A good starting mindset is this: chunk for retrieval precision first, then add surrounding context only where the answer quality proves it is necessary.
A practical implementation plan
If you are building a new RAG system, this is a sensible rollout order:
- Clean the source documents first. Bad parsing creates bad chunks. Fix extraction, headings, tables, and metadata before tuning retrieval.
- Choose one baseline strategy. For many teams, that means fixed-size or structure-aware chunking, not a highly customized semantic system on day one.
- Store parent metadata. Each chunk should keep a link to its source document, section, title, and useful filters like product, policy type, region, or date.
- Create a small retrieval eval set. Use real user questions and define what the correct source chunk or source section should be.
- Test chunk size, overlap, and boundary style. Compare retrieval quality, not just whether the generated answer sounds acceptable.

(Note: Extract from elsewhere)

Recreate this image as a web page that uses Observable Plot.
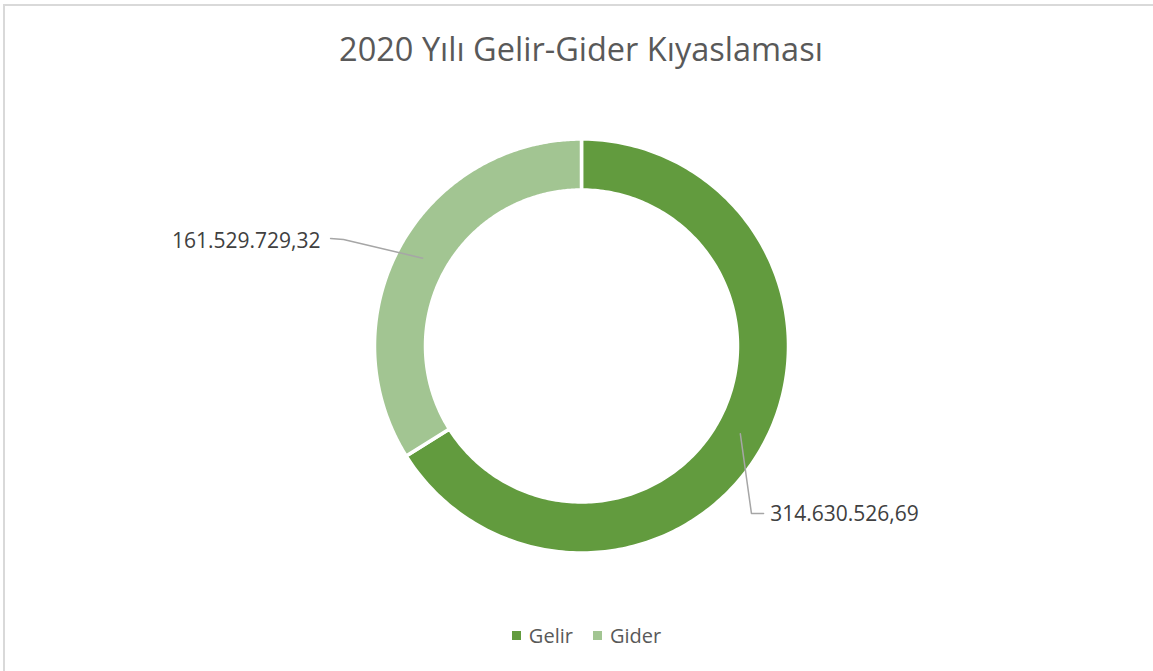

- Add reranking or chunk expansion if needed. These often improve results more safely than jumping straight to giant chunks.
- Revisit by content type. One global chunking rule rarely works equally well for help docs, contracts, PDFs, and product specs.
This step-by-step path matters because chunking is rarely a one-time choice. It is an operating decision that should be revisited as content, queries, and workflows evolve.
Common mistakes that quietly break retrieval
- Choosing chunk size based only on model limits. What fits in context is not the same as what retrieves well.
- Using one chunking rule for every document type. FAQs, manuals, contracts, and spreadsheets usually need different handling.
- Ignoring headings and section labels. Retrieval often improves when chunk text carries the local title or parent section context.
- Using heavy overlap to compensate for weak boundaries. This increases storage and noise without fixing the real problem.
- Cutting tables, lists, and exceptions in half. Important details often live in exactly those structures.
- Skipping retrieval evaluation. If you only judge final answers, you may blame the model for a retrieval problem created during chunking.
One practical rule helps here: if a returned chunk would confuse a human reviewer because it lacks necessary local context, it will probably confuse the model too.
Practical checklist before you lock in a chunking strategy
- Define the typical question types your assistant must answer.
- Identify the smallest source unit that usually contains a correct answer.
- Preserve document structure where headings or clause boundaries matter.
- Keep chunk metadata rich enough for filtering, attribution, and debugging.
- Start with a simple baseline before adding semantic chunking complexity.
- Test chunk size and overlap on real retrieval tasks, not only demo prompts.
- Use reranking or chunk expansion before defaulting to oversized chunks.
- Review failure cases by content type and adjust the strategy per corpus.
The short version is simple: chunking in RAG is not just preprocessing. It is a core retrieval design choice. If you get it right, the rest of the system has a much better chance of looking smart, grounded, and cost-efficient. If you get it wrong, no prompt polish will reliably save the answers downstream.